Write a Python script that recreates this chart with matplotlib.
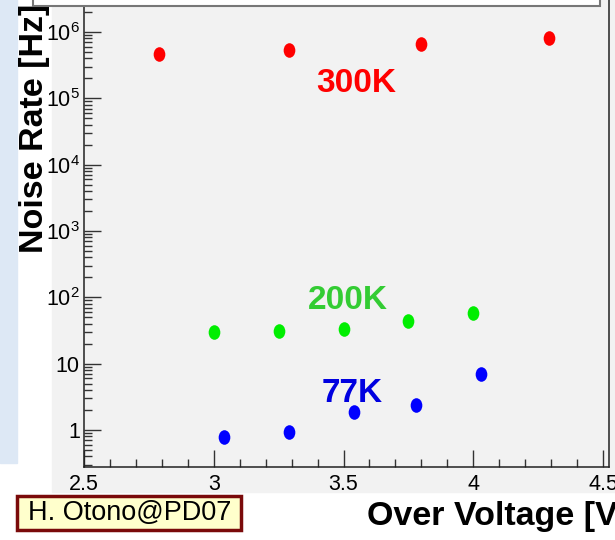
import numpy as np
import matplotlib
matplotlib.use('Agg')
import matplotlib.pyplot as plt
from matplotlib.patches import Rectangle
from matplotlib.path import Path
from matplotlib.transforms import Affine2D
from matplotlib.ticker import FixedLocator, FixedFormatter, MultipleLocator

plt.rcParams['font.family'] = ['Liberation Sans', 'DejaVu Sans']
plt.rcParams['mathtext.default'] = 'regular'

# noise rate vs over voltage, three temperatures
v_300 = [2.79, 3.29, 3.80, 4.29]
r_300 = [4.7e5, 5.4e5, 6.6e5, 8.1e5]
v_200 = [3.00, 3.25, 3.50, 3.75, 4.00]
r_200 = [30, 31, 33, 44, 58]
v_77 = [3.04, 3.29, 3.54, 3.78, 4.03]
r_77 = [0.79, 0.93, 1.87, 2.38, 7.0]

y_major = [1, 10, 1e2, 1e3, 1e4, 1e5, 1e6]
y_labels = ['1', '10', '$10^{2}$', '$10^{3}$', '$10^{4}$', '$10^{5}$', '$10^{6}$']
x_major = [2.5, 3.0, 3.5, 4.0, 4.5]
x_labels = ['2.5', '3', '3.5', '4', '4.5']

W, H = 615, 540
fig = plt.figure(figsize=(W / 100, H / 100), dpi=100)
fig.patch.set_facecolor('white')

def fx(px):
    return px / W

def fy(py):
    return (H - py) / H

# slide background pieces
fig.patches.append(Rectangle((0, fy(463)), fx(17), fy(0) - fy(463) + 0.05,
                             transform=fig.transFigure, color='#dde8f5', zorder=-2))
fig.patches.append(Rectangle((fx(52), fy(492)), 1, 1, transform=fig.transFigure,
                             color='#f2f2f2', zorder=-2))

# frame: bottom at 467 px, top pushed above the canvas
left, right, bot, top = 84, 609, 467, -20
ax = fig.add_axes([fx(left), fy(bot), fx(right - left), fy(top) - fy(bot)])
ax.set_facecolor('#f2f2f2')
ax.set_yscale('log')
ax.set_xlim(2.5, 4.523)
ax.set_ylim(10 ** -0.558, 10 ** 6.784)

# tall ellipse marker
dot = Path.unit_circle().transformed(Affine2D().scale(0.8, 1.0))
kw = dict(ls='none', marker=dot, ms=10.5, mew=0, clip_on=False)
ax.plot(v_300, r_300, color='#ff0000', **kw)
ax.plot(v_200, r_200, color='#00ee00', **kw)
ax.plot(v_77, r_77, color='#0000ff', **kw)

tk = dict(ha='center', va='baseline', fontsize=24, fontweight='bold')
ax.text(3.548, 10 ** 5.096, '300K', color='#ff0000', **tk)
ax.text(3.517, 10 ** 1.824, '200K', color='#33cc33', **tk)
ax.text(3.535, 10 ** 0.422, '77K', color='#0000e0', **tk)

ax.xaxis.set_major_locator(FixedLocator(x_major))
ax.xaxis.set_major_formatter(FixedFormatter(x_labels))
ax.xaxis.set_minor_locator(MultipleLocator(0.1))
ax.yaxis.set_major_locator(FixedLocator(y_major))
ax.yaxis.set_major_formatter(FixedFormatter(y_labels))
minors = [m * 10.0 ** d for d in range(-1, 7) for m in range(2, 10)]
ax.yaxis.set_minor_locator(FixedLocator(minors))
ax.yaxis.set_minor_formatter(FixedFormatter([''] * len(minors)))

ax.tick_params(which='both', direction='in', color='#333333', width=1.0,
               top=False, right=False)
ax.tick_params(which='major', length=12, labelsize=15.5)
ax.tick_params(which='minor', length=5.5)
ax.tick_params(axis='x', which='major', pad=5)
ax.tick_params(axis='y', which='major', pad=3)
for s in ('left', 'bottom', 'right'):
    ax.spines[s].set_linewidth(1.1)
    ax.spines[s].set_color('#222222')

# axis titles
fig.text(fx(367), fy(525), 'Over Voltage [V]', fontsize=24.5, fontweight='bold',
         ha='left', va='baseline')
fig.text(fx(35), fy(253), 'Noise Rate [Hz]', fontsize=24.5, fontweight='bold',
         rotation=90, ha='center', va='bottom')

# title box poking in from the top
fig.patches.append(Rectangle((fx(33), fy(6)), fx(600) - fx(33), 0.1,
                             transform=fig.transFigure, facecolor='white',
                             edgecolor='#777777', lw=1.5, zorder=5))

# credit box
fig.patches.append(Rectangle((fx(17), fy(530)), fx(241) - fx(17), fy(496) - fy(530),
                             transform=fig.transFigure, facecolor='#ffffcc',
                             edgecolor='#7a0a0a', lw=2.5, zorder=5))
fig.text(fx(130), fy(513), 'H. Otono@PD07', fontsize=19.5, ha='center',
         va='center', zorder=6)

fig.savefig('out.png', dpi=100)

### [Directive]
Your task is to repeat the material above exactly, without its pictures.

### [Answer to this task]
Write a Python script that recreates this chart with matplotlib.
import numpy as np
import matplotlib
matplotlib.use('Agg')
import matplotlib.pyplot as plt
from matplotlib.patches import Rectangle
from matplotlib.path import Path
from matplotlib.transforms import Affine2D
from matplotlib.ticker import FixedLocator, FixedFormatter, MultipleLocator

plt.rcParams['font.family'] = ['Liberation Sans', 'DejaVu Sans']
plt.rcParams['mathtext.default'] = 'regular'

# noise rate vs over voltage, three temperatures
v_300 = [2.79, 3.29, 3.80, 4.29]
r_300 = [4.7e5, 5.4e5, 6.6e5, 8.1e5]
v_200 = [3.00, 3.25, 3.50, 3.75, 4.00]
r_200 = [30, 31, 33, 44, 58]
v_77 = [3.04, 3.29, 3.54, 3.78, 4.03]
r_77 = [0.79, 0.93, 1.87, 2.38, 7.0]

y_major = [1, 10, 1e2, 1e3, 1e4, 1e5, 1e6]
y_labels = ['1', '10', '$10^{2}$', '$10^{3}$', '$10^{4}$', '$10^{5}$', '$10^{6}$']
x_major = [2.5, 3.0, 3.5, 4.0, 4.5]
x_labels = ['2.5', '3', '3.5', '4', '4.5']

W, H = 615, 540
fig = plt.figure(figsize=(W / 100, H / 100), dpi=100)
fig.patch.set_facecolor('white')

def fx(px):
    return px / W

def fy(py):
    return (H - py) / H

# slide background pieces
fig.patches.append(Rectangle((0, fy(463)), fx(17), fy(0) - fy(463) + 0.05,
                             transform=fig.transFigure, color='#dde8f5', zorder=-2))
fig.patches.append(Rectangle((fx(52), fy(492)), 1, 1, transform=fig.transFigure,
                             color='#f2f2f2', zorder=-2))

# frame: bottom at 467 px, top pushed above the canvas
left, right, bot, top = 84, 609, 467, -20
ax = fig.add_axes([fx(left), fy(bot), fx(right - left), fy(top) - fy(bot)])
ax.set_facecolor('#f2f2f2')
ax.set_yscale('log')
ax.set_xlim(2.5, 4.523)
ax.set_ylim(10 ** -0.558, 10 ** 6.784)

# tall ellipse marker
dot = Path.unit_circle().transformed(Affine2D().scale(0.8, 1.0))
kw = dict(ls='none', marker=dot, ms=10.5, mew=0, clip_on=False)
ax.plot(v_300, r_300, color='#ff0000', **kw)
ax.plot(v_200, r_200, color='#00ee00', **kw)
ax.plot(v_77, r_77, color='#0000ff', **kw)

tk = dict(ha='center', va='baseline', fontsize=24, fontweight='bold')
ax.text(3.548, 10 ** 5.096, '300K', color='#ff0000', **tk)
ax.text(3.517, 10 ** 1.824, '200K', color='#33cc33', **tk)
ax.text(3.535, 10 ** 0.422, '77K', color='#0000e0', **tk)

ax.xaxis.set_major_locator(FixedLocator(x_major))
ax.xaxis.set_major_formatter(FixedFormatter(x_labels))
ax.xaxis.set_minor_locator(MultipleLocator(0.1))
ax.yaxis.set_major_locator(FixedLocator(y_major))
ax.yaxis.set_major_formatter(FixedFormatter(y_labels))
minors = [m * 10.0 ** d for d in range(-1, 7) for m in range(2, 10)]
ax.yaxis.set_minor_locator(FixedLocator(minors))
ax.yaxis.set_minor_formatter(FixedFormatter([''] * len(minors)))

ax.tick_params(which='both', direction='in', color='#333333', width=1.0,
               top=False, right=False)
ax.tick_params(which='major', length=12, labelsize=15.5)
ax.tick_params(which='minor', length=5.5)
ax.tick_params(axis='x', which='major', pad=5)
ax.tick_params(axis='y', which='major', pad=3)
for s in ('left', 'bottom', 'right'):
    ax.spines[s].set_linewidth(1.1)
    ax.spines[s].set_color('#222222')

# axis titles
fig.text(fx(367), fy(525), 'Over Voltage [V]', fontsize=24.5, fontweight='bold',
         ha='left', va='baseline')
fig.text(fx(35), fy(253), 'Noise Rate [Hz]', fontsize=24.5, fontweight='bold',
         rotation=90, ha='center', va='bottom')

# title box poking in from the top
fig.patches.append(Rectangle((fx(33), fy(6)), fx(600) - fx(33), 0.1,
                             transform=fig.transFigure, facecolor='white',
                             edgecolor='#777777', lw=1.5, zorder=5))

# credit box
fig.patches.append(Rectangle((fx(17), fy(530)), fx(241) - fx(17), fy(496) - fy(530),
                             transform=fig.transFigure, facecolor='#ffffcc',
                             edgecolor='#7a0a0a', lw=2.5, zorder=5))
fig.text(fx(130), fy(513), 'H. Otono@PD07', fontsize=19.5, ha='center',
         va='center', zorder=6)

fig.savefig('out.png', dpi=100)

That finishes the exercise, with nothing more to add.